Two helpers on the outcome are worth knowing about:

outcome.count_by_action_kind() returns a {kind: count} dictionary. Useful for CI threshold assertions.
outcome.receipts_for_agent(agent_id) returns the receipts attributed to a specific agent — answers "what happened to my refund attacker?" without writing the evidence-walk yourself.

CI integration recipes¶

Confirm a forbid rule fires under a tightened policy:

yutha-ops sim ./tightened.yaml --format json > outcome.json
jq -e '
  (.receipts | map(select(.action_kind == "constitution.evaluate.deny")) | length) >= 1
' outcome.json

Confirm baseline traffic isn't accidentally denied:

yutha-ops sim ./baseline.yaml --format json > outcome.json
jq -e '
  (.persona_states[] | select(.name | startswith("support_agent")) | .intents_emitted) ==
  (.total_steps)
' outcome.json

Pin quarantine behaviour. A scripted agent's intents_emitted count is lower than total_steps if it was quarantined and went idle for at least one tick. Tighten or loosen the assertion based on what you want to enforce.

Caveats¶

Eviction is symbolic. When the chain reaches enforcement.evict, the receipt is emitted but the scripted agent stays in the scenario. The chain cycles on the next deny window.
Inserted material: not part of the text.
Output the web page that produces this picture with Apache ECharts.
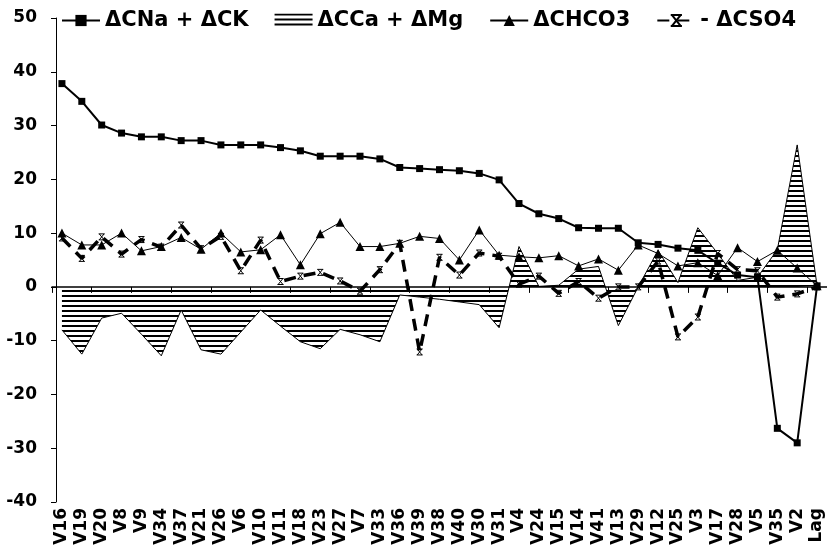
<!DOCTYPE html>
<html>
<head>
<meta charset="utf-8">
<script src="https://cdn.jsdelivr.net/npm/echarts@6/dist/echarts.min.js"></script>
<style>
html,body{margin:0;padding:0;background:#fff;}
#chart{width:827px;height:560px;}
</style>
</head>
<body>
<div id="chart"></div>
<script>
const categories = ['V16','V19','V20','V8','V9','V34','V37','V21','V26','V6','V10','V11','V18','V23','V27','V7','V33','V36','V39','V38','V40','V30','V31','V4','V24','V15','V14','V41','V13','V29','V12','V25','V3','V17','V28','V5','V35','V2','Lag'];

const naK = [37.8,34.5,30.1,28.6,27.9,27.9,27.2,27.2,26.4,26.4,26.4,25.9,25.3,24.3,24.3,24.3,23.8,22.2,22.0,21.8,21.6,21.1,19.9,15.5,13.6,12.7,11.0,10.9,10.9,8.2,7.9,7.2,6.8,4.4,2.2,1.8,-26.3,-29.0,0.2];

const caMg = [-8.0,-12.5,-5.8,-4.9,-8.8,-12.8,-4.3,-11.7,-12.5,-8.4,-4.3,-7.3,-10.2,-11.5,-7.9,-8.9,-10.2,-1.5,-1.9,-2.3,-2.8,-3.3,-7.6,7.5,0.1,0.3,3.3,3.8,-7.2,0.0,6.8,0.8,11.0,6.2,1.2,1.8,6.9,26.4,0.2];

const hco3 = [10.0,7.8,7.8,10.0,6.7,7.5,9.2,7.0,10.0,6.5,6.9,9.7,4.1,9.9,12.0,7.5,7.5,8.1,9.4,9.0,5.0,10.6,5.9,5.6,5.4,5.8,3.9,5.2,3.1,7.8,6.2,3.9,4.5,2.1,7.3,4.7,6.8,3.5,0.2];

const so4 = [9.1,5.3,9.3,6.1,8.8,7.4,11.5,7.1,9.4,3.0,8.7,1.0,2.0,2.7,1.1,-0.8,3.2,8.1,-12.1,5.5,2.2,6.3,5.7,0.5,2.0,-1.2,1.0,-2.1,0.0,0.0,4.8,-9.3,-5.6,6.2,3.2,3.0,-1.9,-1.3,0.0];

const yTicks = {min: -40, max: 50, interval: 10};

const seriesNames = ['ΔCNa + ΔCK', 'ΔCCa + ΔMg', 'ΔCHCO3', '- ΔCSO4'];

// hatch pattern (horizontal lines)
const hatch = document.createElement('canvas');
hatch.width = 6; hatch.height = 5;
const hctx = hatch.getContext('2d');
hctx.fillStyle = '#000';
hctx.fillRect(0, 0, 6, 2);
const hatchFill = {image: hatch, repeat: 'repeat'};

const FONT = 'DejaVu Sans';
const xSymbol = 'path://M0,0L10,0M0,10L10,10M1,0L9,10M9,0L1,10';

const chart = echarts.init(document.getElementById('chart'), null, {renderer: 'canvas'});
chart.setOption({
  animation: false,
  backgroundColor: '#fff',
  grid: {left: 52, right: -3, top: 18, bottom: 58, containLabel: false},
  legend: {
    left: 56, top: 5, itemGap: 26, itemWidth: 38, itemHeight: 14,
    textStyle: {fontFamily: FONT, fontWeight: 'bold', fontSize: 21, color: '#000'},
    data: [
      {name: seriesNames[0]},
      {name: seriesNames[1], icon: 'rect', itemStyle: {color: hatchFill, borderColor: '#000', borderWidth: 0}},
      {name: seriesNames[2]},
      {name: seriesNames[3]}
    ]
  },
  xAxis: [
    {
      type: 'category', data: categories, boundaryGap: true, position: 'bottom',
      axisLine: {show: false, onZero: false},
      axisTick: {show: false},
      axisLabel: {interval: 0, rotate: 90, margin: 6, fontFamily: FONT, fontWeight: 'bold', fontSize: 17, color: '#000'}
    },
    {
      type: 'category', data: categories, boundaryGap: true, position: 'bottom',
      axisLine: {show: true, onZero: true, lineStyle: {color: '#000', width: 1.5}},
      axisTick: {show: true, length: 6, lineStyle: {color: '#000', width: 1}},
      axisLabel: {show: false}
    }
  ],
  yAxis: {
    type: 'value', min: yTicks.min, max: yTicks.max, interval: yTicks.interval, offset: -4,
    axisLine: {show: true, lineStyle: {color: '#000', width: 1}},
    axisTick: {show: true, length: 5, lineStyle: {color: '#000'}},
    splitLine: {show: false},
    axisLabel: {margin: 19, fontFamily: FONT, fontWeight: 'bold', fontSize: 17, color: '#000'}
  },
  series: [
    {
      name: seriesNames[1], type: 'line', data: caMg, symbol: 'none',
      lineStyle: {color: '#000', width: 1},
      itemStyle: {color: '#000'},
      areaStyle: {color: hatchFill, opacity: 1},
      z: 1
    },
    {
      name: seriesNames[0], type: 'line', data: naK, symbol: 'rect', symbolSize: 7,
      lineStyle: {color: '#000', width: 2},
      itemStyle: {color: '#000'},
      z: 4
    },
    {
      name: seriesNames[2], type: 'line', data: hco3, symbol: 'triangle', symbolSize: 9,
      lineStyle: {color: '#000', width: 1},
      itemStyle: {color: '#000'},
      z: 3
    },
    {
      name: seriesNames[3], type: 'line', data: so4, symbol: xSymbol, symbolSize: 6,
      lineStyle: {color: '#000', width: 3.5, type: [12, 8]},
      itemStyle: {color: 'none', borderColor: '#000', borderWidth: 1},
      z: 2
    }
  ]
});
</script>
</body>
</html>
If you're measuring "how long does it take to evict?" instead of "does the chain fire at all?", use a shorter step budget that doesn't let the chain re-trigger.
Capability layer is bypassed. Scripted agents can attach a capability_id for evidence purposes, but the simulation doesn't run a cap-check. Test cap-discipline rules via Cedar forbid when context.capability_id == "" clauses instead.
Synthetic timestamps. Receipts emitted during a simulation carry the year-2100 synthetic clock, not your production wall-clock. Don't pipe a simulation log into a tool that expects current time without converting.
Three agents, no more. Custom scripted agents are a Rust trait-impl exercise (see the crate README). The deliberate three-agents-only ship keeps the surface focused.